Concept
SQL on Top of a Distributed Key-Value Store
Spanner presents a standard SQL interface to application developers, but underneath every SQL query is a key-value store operation routed to one or more shards. Understanding this translation is key to writing efficient Spanner queries and to understanding how Spanner achieves horizontal scalability without sacrificing SQL semantics.
Key-Range Partitioning
Spanner uses key-range (range) sharding, not hash sharding. Each shard owns a contiguous, non-overlapping interval of the key space: [start_key, end_key). The full set of shard ranges forms a partition of the key space with no gaps and no overlaps.

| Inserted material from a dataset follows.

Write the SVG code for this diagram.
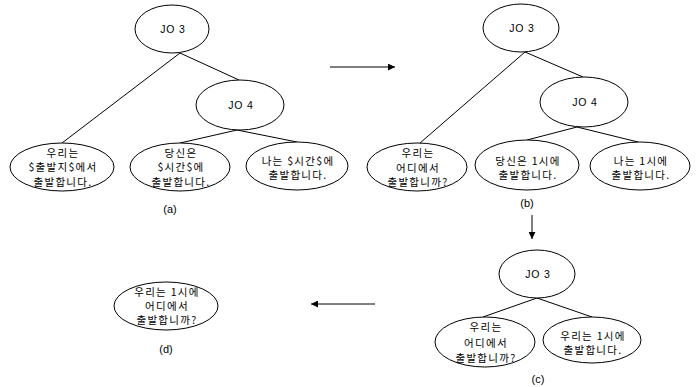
<svg xmlns="http://www.w3.org/2000/svg" width="700" height="387" viewBox="0 0 700 387">
<defs>
<style>
.n{fill:#fff;stroke:#000;stroke-width:1}
.e{stroke:#000;stroke-width:1;fill:none}
.t{font-family:"Liberation Sans","Noto Sans CJK KR",sans-serif;font-size:10.5px;text-anchor:middle;fill:#000;letter-spacing:0.8px}
.k{font-family:"Noto Sans CJK KR","Liberation Sans",sans-serif;font-size:10.5px;text-anchor:middle;fill:#000;letter-spacing:1.3px}
.lb{font-family:"Liberation Sans",sans-serif;font-size:11px;text-anchor:middle;fill:#000}
</style>
<marker id="ah" viewBox="0 0 10 10" refX="10" refY="5" markerWidth="9" markerHeight="7" markerUnits="userSpaceOnUse" orient="auto">
<path d="M0,0 L10,5 L0,10 z" fill="#000"/>
</marker>
</defs>
<g id="connectors">
<line class="e" x1="180" y1="53" x2="239" y2="80"/>
<line class="e" x1="180" y1="53" x2="62" y2="143"/>
<line class="e" x1="237" y1="130" x2="180" y2="143"/>
<line class="e" x1="237" y1="130" x2="297" y2="142"/>
<line class="e" x1="525" y1="52" x2="583" y2="77"/>
<line class="e" x1="525" y1="52" x2="420" y2="143"/>
<line class="e" x1="577" y1="127" x2="527" y2="140"/>
<line class="e" x1="577" y1="127" x2="638" y2="142"/>
<line class="e" x1="537" y1="298" x2="483" y2="317"/>
<line class="e" x1="537" y1="298" x2="592" y2="317"/>
<line class="e" x1="330" y1="67" x2="395" y2="67" marker-end="url(#ah)"/>
<line class="e" x1="532" y1="215" x2="532" y2="239" marker-end="url(#ah)"/>
<line class="e" x1="375" y1="304" x2="311" y2="304" marker-end="url(#ah)"/>
</g>
<g id="a_jo3"><ellipse class="n" cx="172" cy="29" rx="37" ry="24"/><text class="t" x="173" y="33">JO 3</text></g>
<g id="a_jo4"><ellipse class="n" cx="240" cy="105" rx="44" ry="25"/><text class="t" x="241" y="109">JO 4</text></g>
<g id="a_leaf1"><ellipse class="n" cx="62" cy="167" rx="52" ry="24"/>
<text class="k" x="63" y="157">우리는</text><text class="k" x="63" y="171">$출발지$에서</text><text class="k" x="63" y="186">출발합니다.</text></g>
<g id="a_leaf2"><ellipse class="n" cx="180" cy="167" rx="50" ry="24"/>
<text class="k" x="181" y="157">당신은</text><text class="k" x="181" y="171">$시간$에</text><text class="k" x="181" y="186">출발합니다.</text></g>
<g id="a_leaf3"><ellipse class="n" cx="297" cy="166" rx="51" ry="24"/>
<text class="k" x="298" y="165">나는 $시간$에</text><text class="k" x="298" y="179">출발합니다.</text></g>
<text class="lb" x="170" y="213">(a)</text>
<g id="b_jo3"><ellipse class="n" cx="521" cy="28" rx="38" ry="24"/><text class="t" x="522" y="32">JO 3</text></g>
<g id="b_jo4"><ellipse class="n" cx="584" cy="102" rx="44" ry="25"/><text class="t" x="585" y="106">JO 4</text></g>
<g id="b_leaf1"><ellipse class="n" cx="417" cy="167" rx="50" ry="24"/>
<text class="k" x="418" y="157">우리는</text><text class="k" x="418" y="172">어디에서</text><text class="k" x="418" y="186">출발합니까?</text></g>
<g id="b_leaf2"><ellipse class="n" cx="527" cy="165" rx="52" ry="25"/>
<text class="k" x="528" y="165">당신은 1시에</text><text class="k" x="528" y="179">출발합니다.</text></g>
<g id="b_leaf3"><ellipse class="n" cx="640" cy="166" rx="50" ry="24"/>
<text class="k" x="641" y="165">나는 1시에</text><text class="k" x="641" y="179">출발합니다.</text></g>
<text class="lb" x="527" y="207">(b)</text>
<g id="c_jo3"><ellipse class="n" cx="537" cy="274" rx="38" ry="24"/><text class="t" x="538" y="278">JO 3</text></g>
<g id="c_leaf1"><ellipse class="n" cx="485" cy="342" rx="50" ry="25"/>
<text class="k" x="486" y="331">우리는</text><text class="k" x="486" y="347">어디에서</text><text class="k" x="486" y="362">출발합니까?</text></g>
<g id="c_leaf2"><ellipse class="n" cx="592" cy="340" rx="49" ry="23"/>
<text class="k" x="593" y="340">우리는 1시에</text><text class="k" x="593" y="354">출발합니다.</text></g>
<text class="lb" x="538" y="383">(c)</text>
<g id="d_node"><ellipse class="n" cx="166" cy="306" rx="52" ry="24"/>
<text class="k" x="167" y="296">우리는 1시에</text><text class="k" x="167" y="310">어디에서</text><text class="k" x="167" y="324">출발합니까?</text></g>
<text class="lb" x="166" y="353">(d)</text>
</svg>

Range sharding has a critical advantage over hash sharding for analytical workloads: range scans are local. A query like SELECT * WHERE key BETWEEN 100 AND 400 only touches the shards whose ranges overlap [100, 400]. With hash sharding, any range query must contact all shards because consecutive keys are randomly distributed. The cost is that range sharding can create hot spots if data is accessed sequentially (e.g., all inserts going to the last shard). Spanner mitigates this by automatically splitting and rebalancing shards.
The Shard Map
The query router maintains a sorted list of (shard_name, start_key, end_key) entries. To route a point query at key k, the router does a binary search for the shard satisfying start ≤ k < end. To route a range scan [lo, hi], it finds all shards that overlap: any shard where shard.start ≤ hi and shard.end > lo.
def find_shards_for_range(lo, hi, shard_map):
result = []
for (name, start, end) in shard_map:
if start > hi:
break # shards are sorted; none further can overlap
if end > lo:
result.append(name)
return result
Cross-Shard Range Scans
When a SCAN query spans multiple shards, the router issues sub-queries to each relevant shard in parallel and then merges the results. Because each shard returns rows sorted by key (key-range sharding preserves order within a shard), the merge is a simple k-way merge that produces a globally sorted result in linear time. This is the same merge strategy used by distributed sort-merge joins and MapReduce.
In production Spanner, the shard boundaries are dynamic — the system automatically splits a shard that is too large or too hot, and merges adjacent shards that are too small. The query router uses a metadata table (itself stored in Spanner) to look up the current shard map before routing each query.
INSERT and Point SELECT
An INSERT at key k is routed to the single shard owning k. The router writes data[shard][k] = value and annotates the output with the shard name for observability. A SELECT at key k follows the same routing logic — if the key is not found in the owning shard's data, the result is NOT_FOUND. If the key falls outside all defined shard ranges (a gap or beyond the end of the last shard), the result is NO_SHARD.
Correctness Invariants
- Partition completeness: every valid key must fall within exactly one shard. Gaps in the shard map would make some keys unroutable; overlaps would route the same key to multiple shards, potentially creating split-brain inconsistency.
- Stable sort on scan: the merged output of a cross-shard scan must be sorted by key. Each individual shard returns its results sorted; the merge must preserve this ordering globally.
- Boundary semantics: shard ranges are half-open intervals
[start, end). Keyendbelongs to the next shard, not the current one. This must be applied consistently in both INSERT routing and SCAN range filtering.
How Spanner's F1 SQL Layer Uses This
The F1 SQL engine (described in the F1 paper, Shute et al., VLDB 2013) is a full distributed SQL engine built on top of Spanner's key-value API. F1 supports joins, aggregations, subqueries, and secondary indexes, all implemented as combinations of key-range scans and distributed hash joins. The query planner generates a query plan that minimizes cross-shard communication — for example, by pushing predicates down to individual shards so that each shard filters its own rows before sending results to the coordinator for merging. This principle — pushing computation to data rather than pulling all data to a central node — is the fundamental design principle of distributed query execution.